Listing:
--*--

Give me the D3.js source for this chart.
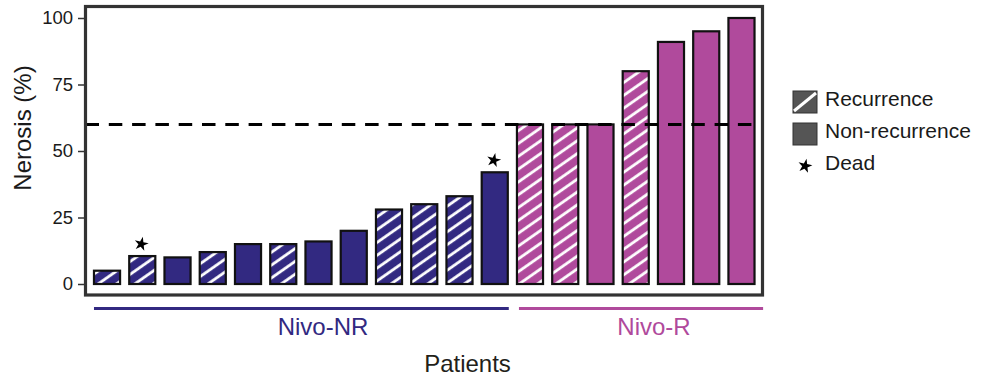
<!DOCTYPE html>
<html><head><meta charset="utf-8">
<script src="https://cdn.jsdelivr.net/npm/d3@7"></script>
<style>html,body{margin:0;padding:0;background:#fff;}svg{display:block;font-family:"Liberation Sans",Arial,sans-serif;}</style>
</head><body>
<svg id="chart" width="984" height="380"></svg>
<script>
// ---- data ----
const patients = d3.range(1, 20).map(i => "P" + i);
const groups = ["Nivo-NR","Nivo-NR","Nivo-NR","Nivo-NR","Nivo-NR","Nivo-NR","Nivo-NR","Nivo-NR","Nivo-NR","Nivo-NR","Nivo-NR","Nivo-NR",
                "Nivo-R","Nivo-R","Nivo-R","Nivo-R","Nivo-R","Nivo-R","Nivo-R"];
const necrosis = [5, 10.5, 10, 12, 15, 15, 16, 20, 28, 30, 33, 42, 60, 60, 60, 80, 91, 95, 100];
const recurrence = [1, 1, 0, 1, 0, 1, 0, 0, 1, 1, 1, 0, 1, 1, 0, 1, 0, 0, 0];
const dead = [0, 1, 0, 0, 0, 0, 0, 0, 0, 0, 0, 1, 0, 0, 0, 0, 0, 0, 0];
const groupNames = ["Nivo-NR", "Nivo-R"];
const yTicks = [0, 25, 50, 75, 100];
const threshold = 60;
const legendLabels = ["Recurrence", "Non-recurrence", "Dead"];

const groupColor = d3.scaleOrdinal().domain(groupNames).range(["#322981", "#b04a9c"]);

const svg = d3.select("#chart");
const panel = {x0: 85.5, y0: 6.5, x1: 762.5, y1: 295};

const x = d3.scaleBand().domain(patients).range([89.4, 759.1]).paddingInner(0.26).paddingOuter(0.13);
const y = d3.scaleLinear().domain([0, 100]).range([284, 18]);

const defs = svg.append("defs");
groupNames.forEach((g, i) => {
  const p = defs.append("pattern").attr("id", "hatch" + i)
    .attr("patternUnits", "userSpaceOnUse").attr("width", 10.5).attr("height", 10.5)
    .attr("patternTransform", "rotate(-35)");
  p.append("rect").attr("width", 10.5).attr("height", 10.5).attr("fill", groupColor(g));
  p.append("rect").attr("x", 0).attr("y", 4).attr("width", 10.5).attr("height", 2.8).attr("fill", "#fff");
});

const data = patients.map((p, i) => ({p, g: groups[i], v: necrosis[i], rec: recurrence[i], dead: dead[i]}));

// bars
svg.append("g").selectAll("rect").data(data).join("rect")
  .attr("x", d => x(d.p)).attr("width", x.bandwidth())
  .attr("y", d => y(d.v)).attr("height", d => y(0) - y(d.v))
  .attr("fill", d => d.rec ? `url(#hatch${groupNames.indexOf(d.g)})` : groupColor(d.g))
  .attr("stroke", "#111").attr("stroke-width", 2.2);

// threshold line
svg.append("line").attr("x1", panel.x0).attr("x2", panel.x1)
  .attr("y1", y(threshold)).attr("y2", y(threshold))
  .attr("stroke", "#000").attr("stroke-width", 3).attr("stroke-dasharray", "13.5,9.8");

// dead stars
const star = d3.symbol().type(d3.symbolStar).size(62);
svg.append("g").selectAll("path").data(data.filter(d => d.dead)).join("path")
  .attr("d", star)
  .attr("transform", d => `translate(${x(d.p) + x.bandwidth() / 2 - 1},${y(d.v) - 12}) rotate(12)`)
  .attr("fill", "#000");

// panel border
svg.append("rect").attr("x", panel.x0).attr("y", panel.y0)
  .attr("width", panel.x1 - panel.x0).attr("height", panel.y1 - panel.y0)
  .attr("fill", "none").attr("stroke", "#333").attr("stroke-width", 3.2);

// y axis
const yAxis = d3.axisLeft(y).tickValues(yTicks).tickSize(6).tickPadding(5);
const ga = svg.append("g").attr("transform", `translate(${panel.x0 - 1.5},0)`).call(yAxis);
ga.select(".domain").remove();
ga.selectAll(".tick line").attr("stroke", "#333").attr("stroke-width", 1.5);
ga.selectAll(".tick text").attr("font-size", 18.5).attr("fill", "#1a1a1a")
  .attr("font-family", "Liberation Sans, Arial, sans-serif");

svg.append("text").attr("transform", "translate(31,128) rotate(-90)")
  .attr("text-anchor", "middle").attr("font-size", 24).attr("fill", "#1a1a1a")
  .text("Nerosis (%)");

// group lines
groupNames.forEach((g, gi) => {
  const members = data.filter(d => d.g === g);
  const first = members[0], last = members[members.length - 1];
  const xs = x(first.p) + (gi === 0 ? 0 : 2);
  const xe = gi === 0 ? x(last.p) + x.bandwidth() + 1 : x.range()[1] + 4;
  svg.append("line").attr("x1", xs).attr("x2", xe).attr("y1", 308.5).attr("y2", 308.5)
    .attr("stroke", groupColor(g)).attr("stroke-width", 3);
});
const groupLabelX = [323, 654];
groupNames.forEach((g, gi) => {
  svg.append("text").attr("x", groupLabelX[gi]).attr("y", 334.5).attr("text-anchor", "middle")
    .attr("font-size", 24).attr("fill", groupColor(g)).text(g);
});

svg.append("text").attr("x", 467.5).attr("y", 372).attr("text-anchor", "middle")
  .attr("font-size", 24).attr("fill", "#231f1a").text("Patients");

// legend
const lg = svg.append("g");
lg.append("rect").attr("x", 793).attr("y", 91).attr("width", 24).attr("height", 22)
  .attr("fill", "#555").attr("stroke", "#333").attr("stroke-width", 1);
lg.append("line").attr("x1", 794).attr("y1", 111).attr("x2", 816).attr("y2", 93)
  .attr("stroke", "#fff").attr("stroke-width", 3);
lg.append("rect").attr("x", 793).attr("y", 123).attr("width", 24).attr("height", 22)
  .attr("fill", "#555").attr("stroke", "#333").attr("stroke-width", 1);
lg.append("path").attr("d", star).attr("transform", "translate(805,166) rotate(12)").attr("fill", "#000");
const legY = [106, 138, 170];
legendLabels.forEach((t, i) => {
  lg.append("text").attr("x", 825).attr("y", legY[i]).attr("font-size", 21).attr("fill", "#1a1a1a").text(t);
});
</script>
</body></html>
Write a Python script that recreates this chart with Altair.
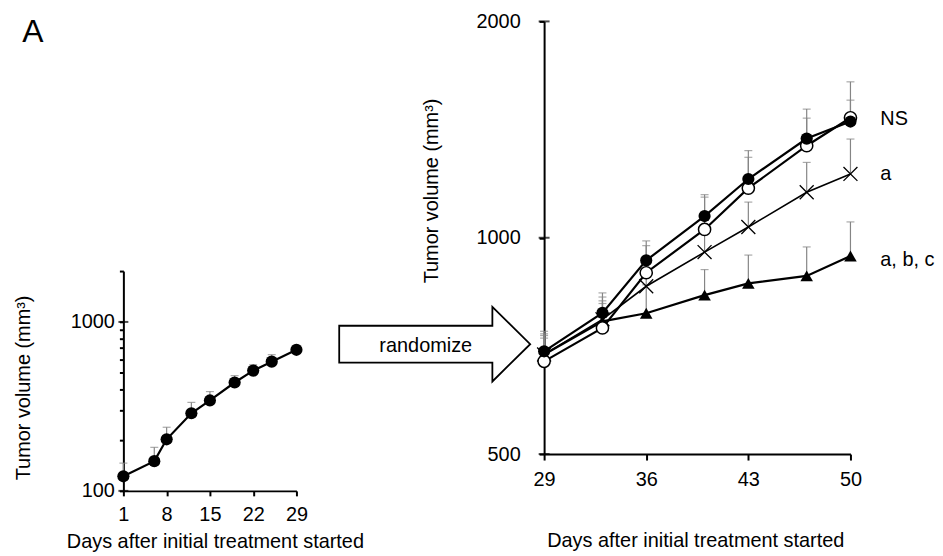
import altair as alt
import pandas as pd

FONT = "Liberation Sans"

# ---------------- data: pre-randomization (left panel) ----------------
pre_days = [1, 6, 8, 12, 15, 19, 22, 25, 29]
pre_mean = [122, 150, 202, 288, 343, 438, 515, 582, 684]
pre_upper = [146, 181, 238, 334, 387, 481, 558, 640, 725]

# ---------------- data: post-randomization (right panel) ----------------
post_days = [29, 33, 36, 40, 43, 47, 50]
filled_mean = [695, 786, 930, 1072, 1207, 1374, 1451]
filled_upper = [741, 838, 990, 1148, 1322, 1510, 1554]
open_mean = [673, 749, 894, 1027, 1172, 1343, 1469]
open_upper = [735, 827, 975, 1139, 1294, 1467, 1648]
cross_mean = [688, 770, 856, 955, 1035, 1157, 1227]
cross_upper = [731, 817, 930, 1010, 1121, 1273, 1372]
tri_mean = [688, 765, 785, 832, 864, 885, 943]
tri_upper = [725, 810, 860, 903, 946, 971, 1052]

sig_text = ["NS", "a", "a, b, c"]
sig_y = [1463, 1228, 931]

left_x_ticks = [1, 8, 15, 22, 29]
left_y_ticks = [100, 200, 300, 400, 500, 600, 700, 800, 900, 1000, 2000]
left_major = [100, 1000]
right_x_ticks = [29, 36, 43, 50]
right_y_ticks = [500, 1000, 2000]

XTITLE = "Days after initial treatment started"
YTITLE = "Tumor volume (mm³)"
ERR = "#858585"

# ---------------- left panel ----------------
def lx(field):
    return alt.X(f"{field}:Q",
                 scale=alt.Scale(domain=[1, 29], nice=False, zero=False),
                 axis=alt.Axis(values=left_x_ticks, title=XTITLE, grid=False,
                               labelFlush=False, labelOverlap=False,
                               tickSize=5, labelPadding=9, labelBaseline="top",
                               titleX=92, titleY=51, titleBaseline="middle"))

def ly(field):
    return alt.Y(f"{field}:Q",
                 scale=alt.Scale(type="log", domain=[100, 2000], range=[472, 251], nice=False),
                 axis=alt.Axis(values=left_y_ticks, format="d", title=YTITLE, grid=False,
                               labelFlush=False, labelOverlap=False,
                               labelExpr="datum.value == 100 || datum.value == 1000 ? datum.label : ''",
                               tickSize=4, labelPadding=5,
                               titleX=-100, titleY=368, titleBaseline="middle"))

pre = pd.DataFrame({"day": pre_days, "mean": pre_mean, "upper": pre_upper})
lmaj = pd.DataFrame({"day": [1] * len(left_major), "v": left_major})

l_err = alt.Chart(pre).mark_rule(color=ERR, strokeWidth=1.2).encode(
    x=lx("day"), y=ly("mean"), y2="upper:Q")
l_cap = alt.Chart(pre).mark_tick(color=ERR, orient="horizontal", size=8, thickness=1.2).encode(
    x=lx("day"), y=ly("upper"))
l_line = alt.Chart(pre).mark_line(color="black", strokeWidth=2.2).encode(
    x=lx("day"), y=ly("mean"))
l_pts = alt.Chart(pre).mark_point(shape="circle", filled=True, color="black", size=150, opacity=1).encode(
    x=lx("day"), y=ly("mean"))
l_major = alt.Chart(lmaj).mark_tick(color="black", orient="horizontal", size=10, thickness=2).encode(
    x=lx("day"), y=ly("v"))

panel_letter = alt.Chart(pd.DataFrame({"t": ["A"]})).mark_text(
    fontSize=32, font=FONT, align="center", baseline="middle", color="black").encode(
    x=alt.value(-91), y=alt.value(11), text="t:N")

ARROW = "M -1 -0.193 L 0.604 -0.193 L 0.604 -0.391 L 1 0 L 0.604 0.391 L 0.604 0.193 L -1 0.193 Z"
arrow = alt.Chart(pd.DataFrame({"t": ["randomize"]})).mark_point(
    shape=ARROW, size=36864, filled=True, fill="white", stroke="black",
    strokeWidth=1.8, opacity=1).encode(x=alt.value(313), y=alt.value(324.5))
arrow_text = alt.Chart(pd.DataFrame({"t": ["randomize"]})).mark_text(
    fontSize=20, font=FONT, align="center", baseline="middle", color="black").encode(
    x=alt.value(304), y=alt.value(326), text="t:N")

left = alt.layer(l_err, l_cap, l_line, l_major, l_pts, arrow, arrow_text, panel_letter).properties(
    width=174, height=472)

# ---------------- right panel ----------------
def rx(field):
    return alt.X(f"{field}:Q",
                 scale=alt.Scale(domain=[29, 50], nice=False, zero=False),
                 axis=alt.Axis(values=right_x_ticks, title=XTITLE, grid=False,
                               labelFlush=False, labelOverlap=False,
                               tickSize=6, labelPadding=10, labelBaseline="top",
                               titleX=152, titleY=87, titleBaseline="middle"))

def ry(field):
    return alt.Y(f"{field}:Q",
                 scale=alt.Scale(type="log", domain=[500, 2000], nice=False),
                 axis=alt.Axis(values=right_y_ticks, format="d", title=YTITLE, grid=False,
                               labelFlush=False, labelOverlap=False,
                               tickSize=5, labelPadding=19,
                               titleX=-113, titleY=170, titleBaseline="middle"))

def series_df(mean, upper):
    return pd.DataFrame({"day": post_days, "mean": mean, "upper": upper})

d_filled = series_df(filled_mean, filled_upper)
d_open = series_df(open_mean, open_upper)
d_cross = series_df(cross_mean, cross_upper)
d_tri = series_df(tri_mean, tri_upper)

layers = []
for d in [d_tri, d_cross, d_open, d_filled]:
    layers.append(alt.Chart(d).mark_rule(color=ERR, strokeWidth=1.2).encode(
        x=rx("day"), y=ry("mean"), y2="upper:Q"))
    layers.append(alt.Chart(d).mark_tick(color=ERR, orient="horizontal", size=8, thickness=1.2).encode(
        x=rx("day"), y=ry("upper")))

layers.append(alt.Chart(d_tri).mark_line(color="black", strokeWidth=2.2).encode(x=rx("day"), y=ry("mean")))
layers.append(alt.Chart(d_cross).mark_line(color="black", strokeWidth=1.6).encode(x=rx("day"), y=ry("mean")))
layers.append(alt.Chart(d_open).mark_line(color="black", strokeWidth=2.2).encode(x=rx("day"), y=ry("mean")))
layers.append(alt.Chart(d_filled).mark_line(color="black", strokeWidth=2.2).encode(x=rx("day"), y=ry("mean")))

layers.append(alt.Chart(d_tri).mark_point(shape="triangle-up", filled=True, color="black", size=160, opacity=1).encode(
    x=rx("day"), y=ry("mean")))
layers.append(alt.Chart(d_cross).mark_point(shape="M -1 -1 L 1 1 M -1 1 L 1 -1", filled=False, color="black",
                                            strokeWidth=1.3, size=196, opacity=1).encode(
    x=rx("day"), y=ry("mean")))
layers.append(alt.Chart(d_open).mark_point(shape="circle", filled=True, fill="white", stroke="black",
                                           strokeWidth=1.5, size=150, opacity=1).encode(
    x=rx("day"), y=ry("mean")))
layers.append(alt.Chart(d_filled).mark_point(shape="circle", filled=True, color="black", size=150, opacity=1).encode(
    x=rx("day"), y=ry("mean")))

rmaj = pd.DataFrame({"day": [29] * len(right_y_ticks), "v": right_y_ticks})
layers.append(alt.Chart(rmaj).mark_tick(color="black", orient="horizontal", size=11, thickness=2).encode(
    x=rx("day"), y=ry("v")))

sig = pd.DataFrame({"day": [50] * len(sig_text), "v": sig_y, "t": sig_text})
layers.append(alt.Chart(sig).mark_text(align="left", baseline="middle", dx=30, fontSize=20, font=FONT,
                                       color="black").encode(x=rx("day"), y=ry("v"), text="t:N"))

right = alt.layer(*layers).properties(width=308, height=435)

chart = alt.hconcat(left, right, spacing=249, bounds="flush").properties(
    padding={"left": 6, "top": 2, "right": 0, "bottom": 5}
).configure(font=FONT).configure_view(stroke=None).configure_axis(
    domainColor="black", domainWidth=2, tickColor="black", tickWidth=2,
    labelFont=FONT, labelFontSize=20, labelColor="black",
    titleFont=FONT, titleFontSize=20, titleFontWeight="normal", titleColor="black"
)

chart.save("out.html", embed_options={"renderer": "svg", "actions": False})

--*--

The exercise:
Write out the lines beginning with the one that contains "Write a Python" and ending with the one that contains "pre_upper = [146, 181, 238, 334, 387, 481, 558, 640, 725]", exactly as given. Leave pictures out.

The completed task:
Write a Python script that recreates this chart with Altair.
import altair as alt
import pandas as pd

FONT = "Liberation Sans"

# ---------------- data: pre-randomization (left panel) ----------------
pre_days = [1, 6, 8, 12, 15, 19, 22, 25, 29]
pre_mean = [122, 150, 202, 288, 343, 438, 515, 582, 684]
pre_upper = [146, 181, 238, 334, 387, 481, 558, 640, 725]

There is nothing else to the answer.